- DATASET -
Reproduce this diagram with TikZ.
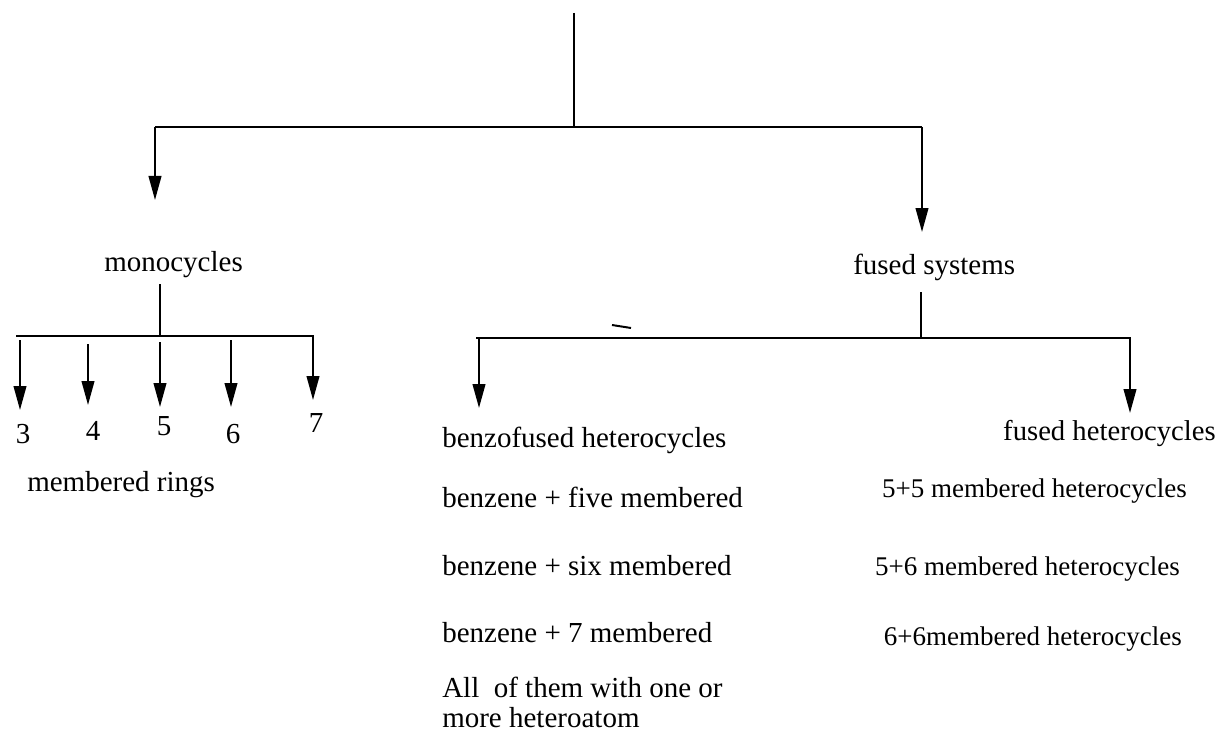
\documentclass[tikz,border=0pt]{standalone}
\usepackage{fontspec}
\setmainfont{Liberation Serif}
\usetikzlibrary{arrows.meta}
\tikzset{
  branch/.style={line width=1.5pt},
  down/.style={branch, -{Triangle[length=18pt,width=9.5pt]}},
  lbl/.style={inner sep=0pt, anchor=base west, font=\fontsize{21.75}{26}\selectfont},
  rlbl/.style={inner sep=0pt, anchor=base east, font=\fontsize{20.25}{24}\selectfont},
  digit/.style={inner sep=0pt, anchor=base, font=\fontsize{21.75}{26}\selectfont},
}
\begin{document}
\begin{tikzpicture}[x=0.75pt,y=-0.75pt]
\useasboundingbox (0,0) rectangle (1224,731);
% top split
\coordinate (root) at (574,13);
\coordinate (rootj) at (574,127);
\coordinate (lj) at (155,127);
\coordinate (rj) at (922,127);
\coordinate (ltip) at (155,200);
\coordinate (rtip) at (922,232);
\draw[branch] (root) -- (rootj);
\draw[branch] (lj) -- (rj);
\draw[down] (lj) -- (ltip);
\draw[down] (rj) -- (rtip);
\node[lbl] (mono) at (104,271) {monocycles};
\node[lbl] (fused) at (853,274) {fused systems};
% monocycles
\coordinate (mtop) at (160,284);
\coordinate (mj) at (160,336);
\draw[branch] (mtop) -- (mj);
\draw[branch] (16,336) -- (mj);
\draw[down] (mj) -- (313,336) -- (313,400);
\draw[down] (20,340) -- (20,410);
\draw[down] (88,344) -- (88,405);
\draw[down] (160,342) -- (160,407);
\draw[down] (231,340) -- (231,407);
\node[digit] (n3) at (23,443) {3};
\node[digit] (n4) at (93,440) {4};
\node[digit] (n5) at (164,435) {5};
\node[digit] (n6) at (233,443) {6};
\node[digit] (n7) at (316,432) {7};
\node[lbl] (rings) at (27,491) {membered rings};
% fused systems
\coordinate (ftop) at (921,292);
\coordinate (fj) at (921,338);
\draw[branch] (ftop) -- (fj);
\draw[branch] (476,338) -- (fj);
\draw[down] (fj) -- (1130,338) -- (1130,413);
\draw[down] (479,338) -- (479,408);
\draw[branch] (612,325) -- (631,328);
\node[lbl] (benzo) at (442,447) {benzofused heterocycles};
\node[lbl] (b5) at (442,507) {benzene + five membered};
\node[lbl] (b6) at (442,575) {benzene + six membered};
\node[lbl] (b7) at (442,642) {benzene + 7 membered};
\node[lbl] (all) at (442,697) {All~ of them with one or};
\node[lbl] (more) at (442,727) {more heteroatom};
\node[rlbl, font=\fontsize{21.5}{26}\selectfont] (fhet) at (1216,440) {fused heterocycles};
\node[rlbl] (h55) at (1187,497) {5+5 membered heterocycles};
\node[rlbl] (h56) at (1180,575) {5+6 membered heterocycles};
\node[rlbl] (h66) at (1182,645) {6+6membered heterocycles};
\end{tikzpicture}
\end{document}
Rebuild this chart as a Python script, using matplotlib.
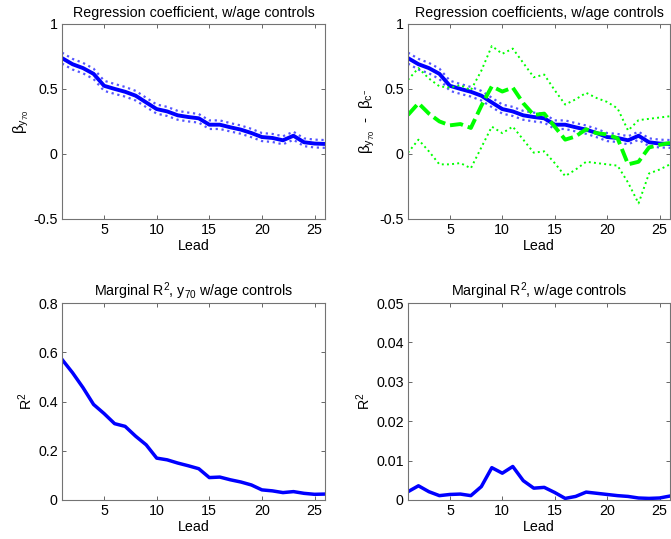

- WHAT YOU ARE ASKED TO DO -
Print all of the records shown above exactly, leaving out each picture.

- THE REPLY -
Reproduce this diagram with TikZ.
\documentclass[tikz,border=0pt]{standalone}
\usepackage{fontspec}
\setmainfont{Liberation Serif}
\usetikzlibrary{arrows.meta}
\tikzset{
  branch/.style={line width=1.5pt},
  down/.style={branch, -{Triangle[length=18pt,width=9.5pt]}},
  lbl/.style={inner sep=0pt, anchor=base west, font=\fontsize{21.75}{26}\selectfont},
  rlbl/.style={inner sep=0pt, anchor=base east, font=\fontsize{20.25}{24}\selectfont},
  digit/.style={inner sep=0pt, anchor=base, font=\fontsize{21.75}{26}\selectfont},
}
\begin{document}
\begin{tikzpicture}[x=0.75pt,y=-0.75pt]
\useasboundingbox (0,0) rectangle (1224,731);
% top split
\coordinate (root) at (574,13);
\coordinate (rootj) at (574,127);
\coordinate (lj) at (155,127);
\coordinate (rj) at (922,127);
\coordinate (ltip) at (155,200);
\coordinate (rtip) at (922,232);
\draw[branch] (root) -- (rootj);
\draw[branch] (lj) -- (rj);
\draw[down] (lj) -- (ltip);
\draw[down] (rj) -- (rtip);
\node[lbl] (mono) at (104,271) {monocycles};
\node[lbl] (fused) at (853,274) {fused systems};
% monocycles
\coordinate (mtop) at (160,284);
\coordinate (mj) at (160,336);
\draw[branch] (mtop) -- (mj);
\draw[branch] (16,336) -- (mj);
\draw[down] (mj) -- (313,336) -- (313,400);
\draw[down] (20,340) -- (20,410);
\draw[down] (88,344) -- (88,405);
\draw[down] (160,342) -- (160,407);
\draw[down] (231,340) -- (231,407);
\node[digit] (n3) at (23,443) {3};
\node[digit] (n4) at (93,440) {4};
\node[digit] (n5) at (164,435) {5};
\node[digit] (n6) at (233,443) {6};
\node[digit] (n7) at (316,432) {7};
\node[lbl] (rings) at (27,491) {membered rings};
% fused systems
\coordinate (ftop) at (921,292);
\coordinate (fj) at (921,338);
\draw[branch] (ftop) -- (fj);
\draw[branch] (476,338) -- (fj);
\draw[down] (fj) -- (1130,338) -- (1130,413);
\draw[down] (479,338) -- (479,408);
\draw[branch] (612,325) -- (631,328);
\node[lbl] (benzo) at (442,447) {benzofused heterocycles};
\node[lbl] (b5) at (442,507) {benzene + five membered};
\node[lbl] (b6) at (442,575) {benzene + six membered};
\node[lbl] (b7) at (442,642) {benzene + 7 membered};
\node[lbl] (all) at (442,697) {All~ of them with one or};
\node[lbl] (more) at (442,727) {more heteroatom};
\node[rlbl, font=\fontsize{21.5}{26}\selectfont] (fhet) at (1216,440) {fused heterocycles};
\node[rlbl] (h55) at (1187,497) {5+5 membered heterocycles};
\node[rlbl] (h56) at (1180,575) {5+6 membered heterocycles};
\node[rlbl] (h66) at (1182,645) {6+6membered heterocycles};
\end{tikzpicture}
\end{document}
Rebuild this chart as a Python script, using matplotlib.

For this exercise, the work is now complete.